5 of 220 comments (clear)

  1. Ridiculous sensationalism by Anonymous Coward · · Score: 3, Insightful

    Lovely how it gets published anyways. Yeah, these drives sure do implode. You know, computer equipment has just been known to do that sometimes. Implosion -- an accurate description of the observed phenomenom. If you are on crack.

  2. This is why.. by Zelet · · Score: 3, Insightful

    I am not going to buy a DVD burner until the technology matures a little.

    --
    ...And when they came for me, there was no one left to speak out for me." - Martin Niemoeller (1892-1984)
  3. Thanks Pioneer by nicedream · · Score: 2, Insightful

    Ok the new scientist link is down already, but the register link has this:

    In addition to the items mentioned, several OEM units are affected, but Pioneer won't say which ones. You'll just have to contact your box builder and ask them if they have a fix.


    So they make a defective product, but won't say which OEMs are affected? WHY NOT?
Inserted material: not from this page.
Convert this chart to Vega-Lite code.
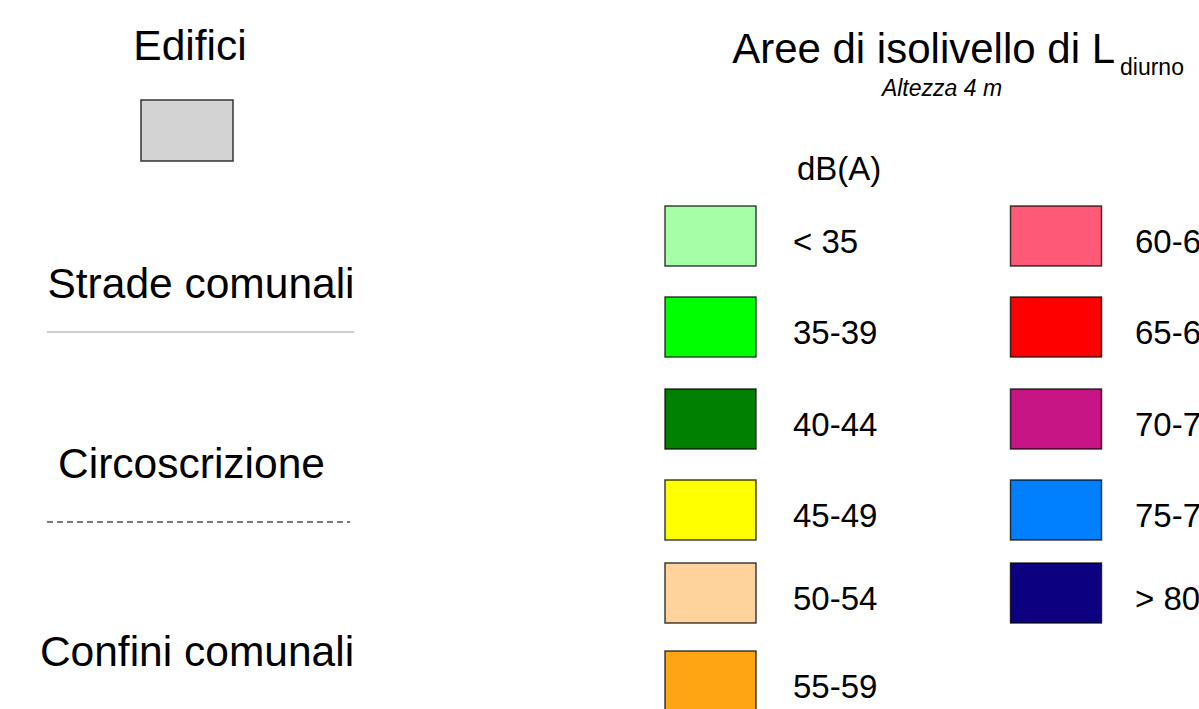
{
  "$schema": "https://vega.github.io/schema/vega-lite/v6.json",
  "width": 1199,
  "height": 709,
  "padding": 0,
  "autosize": {"type": "none"},
  "background": "white",
  "config": {"view": {"stroke": null}, "text": {"font": "Liberation Sans", "color": "#000000"}},
  "datasets": {
    "classes": [
      {"label": "< 35", "col": 0, "row": 0},
      {"label": "35-39", "col": 0, "row": 1},
      {"label": "40-44", "col": 0, "row": 2},
      {"label": "45-49", "col": 0, "row": 3},
      {"label": "50-54", "col": 0, "row": 4},
      {"label": "55-59", "col": 0, "row": 5},
      {"label": "60-64", "col": 1, "row": 0},
      {"label": "65-69", "col": 1, "row": 1},
      {"label": "70-74", "col": 1, "row": 2},
      {"label": "75-79", "col": 1, "row": 3},
      {"label": "> 80", "col": 1, "row": 4}
    ],
    "mapLayers": [
      {"name": "Edifici", "k": 0},
      {"name": "Strade comunali", "k": 1},
      {"name": "Circoscrizione", "k": 2},
      {"name": "Confini comunali", "k": 3}
    ],
    "heading": [
      {"text": "Aree di isolivello di L", "part": 0},
      {"text": "diurno", "part": 1},
      {"text": "Altezza 4 m", "part": 2},
      {"text": "dB(A)", "part": 3}
    ]
  },
  "resolve": {"scale": {"x": "independent", "y": "independent", "color": "independent"}},
  "layer": [
    {
      "data": {"name": "classes"},
      "mark": {"type": "point", "shape": "M-1,-0.66H1V0.66H-1Z", "size": 8281, "filled": true, "opacity": 1, "stroke": "#000000", "strokeOpacity": 0.75, "strokeWidth": 1.5},
      "encoding": {
        "x": {"field": "col", "type": "quantitative", "axis": null, "scale": {"domain": [0, 1], "range": [710.5, 1056], "nice": false, "zero": false}},
        "y": {"field": "row", "type": "quantitative", "axis": null, "scale": {"domain": [0, 1, 2, 3, 4, 5], "range": [236, 327, 419, 510, 593, 681], "nice": false, "zero": false}},
        "color": {"field": "label", "type": "nominal", "legend": null, "scale": {
          "domain": ["< 35", "35-39", "40-44", "45-49", "50-54", "55-59", "60-64", "65-69", "70-74", "75-79", "> 80"],
          "range": ["#a6ffa6", "#00ff00", "#008000", "#ffff00", "#ffd39b", "#ffa514", "#fe5a78", "#ff0000", "#c71585", "#0080ff", "#0c0080"]}}
      }
    },
    {
      "data": {"name": "classes"},
      "mark": {"type": "text", "fontSize": 33, "align": "left", "baseline": "alphabetic", "dy": 17},
      "encoding": {
        "x": {"field": "col", "type": "quantitative", "axis": null, "scale": {"domain": [0, 1], "range": [793, 1135], "nice": false, "zero": false}},
        "y": {"field": "row", "type": "quantitative", "axis": null, "scale": {"domain": [0, 1, 2, 3, 4, 5], "range": [236, 327, 419, 510, 593, 681], "nice": false, "zero": false}},
        "text": {"field": "label"}
      }
    },
    {
      "data": {"name": "heading"},
      "transform": [{"filter": "datum.part === 0"}],
      "mark": {"type": "text", "fontSize": 42, "align": "right", "baseline": "alphabetic"},
      "encoding": {
        "x": {"field": "part", "type": "quantitative", "axis": null, "scale": {"domain": [0, 1, 2, 3], "range": [1115, 1120, 942, 797], "nice": false, "zero": false}},
        "y": {"field": "part", "type": "quantitative", "axis": null, "scale": {"domain": [0, 1, 2, 3], "range": [63, 75, 96, 180], "nice": false, "zero": false}},
        "text": {"field": "text"}
      }
    },
    {
      "data": {"name": "heading"},
      "transform": [{"filter": "datum.part === 1"}],
      "mark": {"type": "text", "fontSize": 23, "align": "left", "baseline": "alphabetic"},
      "encoding": {
        "x": {"field": "part", "type": "quantitative", "axis": null, "scale": {"domain": [0, 1, 2, 3], "range": [1115, 1120, 942, 797], "nice": false, "zero": false}},
        "y": {"field": "part", "type": "quantitative", "axis": null, "scale": {"domain": [0, 1, 2, 3], "range": [63, 75, 96, 180], "nice": false, "zero": false}},
        "text": {"field": "text"}
      }
    },
    {
      "data": {"name": "heading"},
      "transform": [{"filter": "datum.part === 2"}],
      "mark": {"type": "text", "fontSize": 23, "fontStyle": "italic", "align": "center", "baseline": "alphabetic"},
      "encoding": {
        "x": {"field": "part", "type": "quantitative", "axis": null, "scale": {"domain": [0, 1, 2, 3], "range": [1115, 1120, 942, 797], "nice": false, "zero": false}},
        "y": {"field": "part", "type": "quantitative", "axis": null, "scale": {"domain": [0, 1, 2, 3], "range": [63, 75, 96, 180], "nice": false, "zero": false}},
        "text": {"field": "text"}
      }
    },
    {
      "data": {"name": "heading"},
      "transform": [{"filter": "datum.part === 3"}],
      "mark": {"type": "text", "fontSize": 33, "align": "left", "baseline": "alphabetic"},
      "encoding": {
        "x": {"field": "part", "type": "quantitative", "axis": null, "scale": {"domain": [0, 1, 2, 3], "range": [1115, 1120, 942, 797], "nice": false, "zero": false}},
        "y": {"field": "part", "type": "quantitative", "axis": null, "scale": {"domain": [0, 1, 2, 3], "range": [63, 75, 96, 180], "nice": false, "zero": false}},
        "text": {"field": "text"}
      }
    },
    {
      "data": {"name": "mapLayers"},
      "mark": {"type": "text", "fontSize": 42.5, "align": "center", "baseline": "alphabetic"},
      "encoding": {
        "x": {"field": "k", "type": "quantitative", "axis": null, "scale": {"domain": [0, 1, 2, 3], "range": [190, 201, 191.5, 197], "nice": false, "zero": false}},
        "y": {"field": "k", "type": "quantitative", "axis": null, "scale": {"domain": [0, 1, 2, 3], "range": [60, 298, 478, 666], "nice": false, "zero": false}},
        "text": {"field": "name"}
      }
    },
    {
      "data": {"name": "mapLayers"},
      "transform": [{"filter": "datum.k === 0"}],
      "mark": {"type": "point", "shape": "M-1,-0.663H1V0.663H-1Z", "size": 8464, "filled": true, "opacity": 1, "fill": "#d3d3d3", "stroke": "#333333", "strokeWidth": 1.5},
      "encoding": {
        "x": {"field": "k", "type": "quantitative", "axis": null, "scale": {"domain": [0, 1], "range": [187, 200], "nice": false, "zero": false}},
        "y": {"field": "k", "type": "quantitative", "axis": null, "scale": {"domain": [0, 1], "range": [130.5, 332], "nice": false, "zero": false}}
      }
    },
    {
      "data": {"name": "mapLayers"},
      "transform": [{"filter": "datum.k === 1"}],
      "mark": {"type": "rule", "stroke": "#bdbdbd", "strokeWidth": 1.5},
      "encoding": {
        "x": {"datum": 0, "type": "quantitative", "axis": null, "scale": {"domain": [0, 1], "range": [47, 354], "nice": false, "zero": false}},
        "x2": {"datum": 1},
        "y": {"field": "k", "type": "quantitative", "axis": null, "scale": {"domain": [1, 2], "range": [332, 522], "nice": false, "zero": false}}
      }
    },
    {
      "data": {"name": "mapLayers"},
      "transform": [{"filter": "datum.k === 2"}],
      "mark": {"type": "rule", "stroke": "#7a7a7a", "strokeWidth": 2, "strokeDash": [6, 4]},
      "encoding": {
        "x": {"datum": 0, "type": "quantitative", "axis": null, "scale": {"domain": [0, 1], "range": [47, 350], "nice": false, "zero": false}},
        "x2": {"datum": 1},
        "y": {"field": "k", "type": "quantitative", "axis": null, "scale": {"domain": [1, 2], "range": [332, 522], "nice": false, "zero": false}}
      }
    }
  ]
}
    Also, how does new firmware keep a drive from self destructing? Sounds like an engineering problem that firmware couldn't fix, unless said firmware simply lowers the drive speed.

  4. Problems with install? by Oliver+Wendell+Jones · · Score: 3, Insightful

    "There's supposed to be a firmware patch to fix it, but it may be 'problematic' for users to install."

    Huh? I downloaded and installed the patch last night for my DVR-104 drive, it took practically no time to perform, and I think the only possible source of confusion was the "Are you sure you want to do this? [Yes] [No]" prompt... and if you can't figure that much out, maybe you're not smart enough to operate a DVD-RW drive in the first place...

    --
    A computer once beat me at chess, but it was no match for me at kick boxing -- Emo Phillips
  5. Re:No fix for Apple users yet by Anonymous Coward · · Score: 1, Insightful

    On the positive side, Apple-brand DVD-Rs are pretty cheap ($5 each), and you know they're not going to cause your drive to fry itself.